A junk playground can mean a lot of things: it’s an empty lot, preferably in an urban area and it’s filled with junk. That junk can be cardboard boxes or broken exercise bicycles or construction refuse. The important part is that it’s loose and that children can decide for themselves if they want to dig a hole or build a swing with a rope. The idea is they build their own play. In Japan, I visited a junk playground and one afternoon I watched two girls climb on the roof of a hut and start to sing.

By making playgrounds this thing where all you can do is go up and down the slide, you’re making it boring. If you give them a pile of cardboard boxes, then they have agency. That’s why sand works so well. In a sand garden, one day the kids would pile all the dirt into a mountain. The next day they’d take the hose and make a water slide. The next day they’d be mucking about. Sand is the most elemental thing.

You write that making cities better for kids makes them better for adults — providing access to green space and making streets pedestrian-friendly. Do you have an example we should be emulating?
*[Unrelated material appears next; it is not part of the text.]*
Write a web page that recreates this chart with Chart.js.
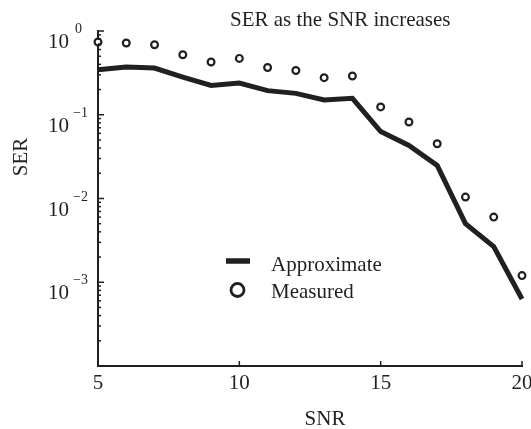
<!DOCTYPE html>
<html>
<head>
<meta charset="utf-8">
<script src="https://cdn.jsdelivr.net/npm/chart.js@4/dist/chart.umd.min.js"></script>
<style>
  html, body { margin: 0; padding: 0; background: #fff; }
  #wrap { position: relative; width: 531px; height: 429px; }
</style>
</head>
<body>
<div id="wrap"><canvas id="serChart"></canvas></div>
<script>
const snr = [5, 6, 7, 8, 9, 10, 11, 12, 13, 14, 15, 16, 17, 18, 19, 20];
const approximate = [0.345, 0.371, 0.361, 0.282, 0.224, 0.239, 0.194, 0.180, 0.150, 0.157, 0.063, 0.043, 0.0248, 0.0050, 0.00267, 0.00063];
const measured = [0.74, 0.72, 0.686, 0.521, 0.426, 0.471, 0.367, 0.338, 0.277, 0.290, 0.124, 0.0818, 0.0451, 0.0104, 0.0060, 0.0012];
const xTicks = [5, 10, 15, 20];
const yExponents = [0, -1, -2, -3];

const INK = '#231f20';
const SERIF = '"Liberation Serif", "Times New Roman", serif';

// ticks point inward and exponents are drawn as superscripts, so the
// axis decorations are painted here instead of by the scales
const axisDecor = {
  id: 'axisDecor',
  afterDraw(chart) {
    const { ctx, chartArea, scales } = chart;
    const x = scales.x;
    const y = scales.y;
    ctx.save();
    ctx.strokeStyle = INK;
    ctx.fillStyle = INK;
    ctx.lineWidth = 1.5;

    // x ticks + labels
    ctx.font = `21px ${SERIF}`;
    ctx.textAlign = 'center';
    ctx.textBaseline = 'alphabetic';
    xTicks.forEach((v) => {
      const px = x.getPixelForValue(v);
      ctx.beginPath();
      ctx.moveTo(px, chartArea.bottom);
      ctx.lineTo(px, chartArea.bottom - 5);
      ctx.stroke();
      ctx.fillText(String(v), px, chartArea.bottom + 23);
    });

    // y ticks: decades long, 2..9 short
    for (let e = -4; e <= 0; e++) {
      const py = y.getPixelForValue(Math.pow(10, e));
      ctx.beginPath();
      ctx.moveTo(chartArea.left, py);
      ctx.lineTo(chartArea.left + 6, py);
      ctx.stroke();
      if (e === 0) continue;
      for (let m = 2; m <= 9; m++) {
        const pm = y.getPixelForValue(m * Math.pow(10, e));
        ctx.beginPath();
        ctx.moveTo(chartArea.left, pm);
        ctx.lineTo(chartArea.left + 3, pm);
        ctx.stroke();
      }
    }

    // y labels: 10 with superscript exponent
    yExponents.forEach((e) => {
      const py = y.getPixelForValue(Math.pow(10, e));
      ctx.font = `21px ${SERIF}`;
      ctx.textAlign = 'right';
      ctx.fillText('10', 69, py + 17);
      ctx.font = `14px ${SERIF}`;
      ctx.textAlign = 'left';
      const exp = e === 0 ? '0' : '\u2212' + String(-e);
      ctx.fillText(exp, e === 0 ? 75 : 73, py + 2);
    });

    // title and axis titles
    ctx.font = `21px ${SERIF}`;
    ctx.textAlign = 'left';
    ctx.fillText('SER as the SNR increases', 230, 26);
    ctx.textAlign = 'center';
    ctx.fillText('SNR', 325, 425);
    ctx.save();
    ctx.translate(27, 157);
    ctx.rotate(-Math.PI / 2);
    ctx.fillText('SER', 0, 0);
    ctx.restore();

    // legend
    ctx.lineWidth = 5.5;
    ctx.beginPath();
    ctx.moveTo(226, 261);
    ctx.lineTo(250, 261);
    ctx.stroke();
    ctx.lineWidth = 2.8;
    ctx.beginPath();
    ctx.arc(237.5, 290, 6.5, 0, Math.PI * 2);
    ctx.stroke();
    ctx.textAlign = 'left';
    ctx.fillText('Approximate', 271, 271);
    ctx.fillText('Measured', 271, 298);

    ctx.restore();
  },
};

const ctx = document.getElementById('serChart').getContext('2d');
new Chart(ctx, {
  type: 'line',
  data: {
    datasets: [
      {
        label: 'Approximate',
        data: snr.map((s, i) => ({ x: s, y: approximate[i] })),
        borderColor: INK,
        borderWidth: 5,
        pointRadius: 0,
        fill: false,
        tension: 0,
        clip: false,
      },
      {
        label: 'Measured',
        data: snr.map((s, i) => ({ x: s, y: measured[i] })),
        showLine: false,
        pointRadius: 3.4,
        pointBorderWidth: 2.2,
        pointBorderColor: INK,
        pointBackgroundColor: '#fff',
        clip: false,
      },
    ],
  },
  options: {
    responsive: true,
    maintainAspectRatio: false,
    animation: false,
    layout: { padding: { left: 98, right: 9, top: 31, bottom: 63 } },
    scales: {
      x: {
        type: 'linear',
        min: 5,
        max: 20,
        grid: { display: false, drawTicks: false },
        border: { display: true, color: INK, width: 2 },
        ticks: { display: false },
      },
      y: {
        type: 'logarithmic',
        min: 1e-4,
        max: 1,
        grid: { display: false, drawTicks: false },
        border: { display: true, color: INK, width: 2 },
        ticks: { display: false },
      },
    },
    plugins: {
      legend: { display: false },
      tooltip: { enabled: false },
    },
  },
  plugins: [axisDecor],
});
</script>
</body>
</html>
I don’t feel like I saw the perfect thing we should all copy. I feel like I saw bits of it and we should extract from that. What I have been saying to an American audience is that I think street redesigns are a really important place to start. If we want children to be more independent, the real threat to their lives is streets and cars. That’s not a fake fear — like your child being kidnapped — it’s a real fear.

It doesn’t matter how many nice amenities you have if you can’t get to them safely. If walking through your neighborhood is dangerous because everyone is moving too fast, dealing with the street is the first line. Children and families belong in cities and they deserve to have cities designed to protect them.

“Innovation” spaces at tech companies such as Google often borrow from child-centric design: open spaces, bold colors, some even have Legos. What’s the appeal?

I would say that we are employing design for children as decor for adults. The bright colors and the bean bags, they are decor. It becomes wallpaper for tech companies to say, ‘We’re fun, we play, we get our ideas from this.’ It’s not clear to me how much time anyone there has to play with this stuff. Ironically, we associate children with creativity even as we take opportunities for creativity out of their lives.